Several evenings later, another State Parks staff member saw bear scat near the park’s day use picnic area. Later, unaware of this activity, a park volunteer reported to park managers sighting what he thought might be a bear while walking on the park’s eastern trails.
“This is pretty exciting news for us,” said Richard Dale, executive director of Sonoma Ecology Center, lead partner for Team Sugarloaf, a group of local nonprofits that operates the park for the state.
“We’ve known for years that Sugarloaf and protected areas around it make up a large landscape that supports an unusual diversity of plants and animals,” Dale said. “For example, because of its diverse habitat, there are more than 40 rare species in the park. It would make sense that a young bear seeking new territory would be attracted to this place.”
Breck Parkman, senior state archeologist for State Parks, identified bear scat near the day use area in early October. “I’ve seen plenty of bear sign in places I’ve worked, and this looked like bear scat. It wasn’t horse or coyote scat,” Parkman said, adding that bears have visited the park before, including a black bear sow and cub recorded about 10 years ago, leaving prints in the mud near the creek.
The last confirmed black bear sighting in Sonoma Valley was in Glen Ellen in 1999. A young bear eventually climbed a tree at the Gaige House Inn and was later tranquilized and removed to Lake County.

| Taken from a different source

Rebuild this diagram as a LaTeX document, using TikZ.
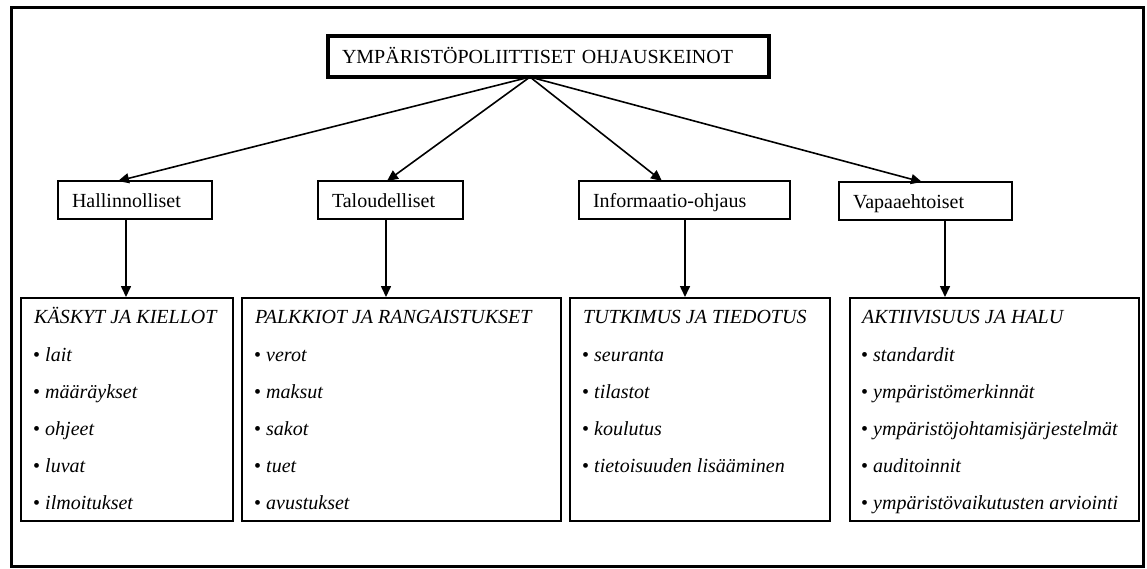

Black bears infrequently visit Sonoma Valley, at the southern end of their range. Dale noted that bear populations are rising around the state, and this individual was probably a younger bear looking for a place to set up a territory. There are resident black bears in Mendocino, Lake, and northern Sonoma County.
“The bear at Sugarloaf may have moved on, or it may have found a protected area to spend the winter,” Dale said.
“Black bears hibernate for up to eight months,” he explained, “and in a relatively warm climate they slow down in winter and rest a lot, and may hibernate if fat enough. If he or she chose to stay around the area, we may not know until spring when it becomes more active.
“It’s a great feeling to know that Sonoma Valley is wild enough still to attract a bear,” Dale said.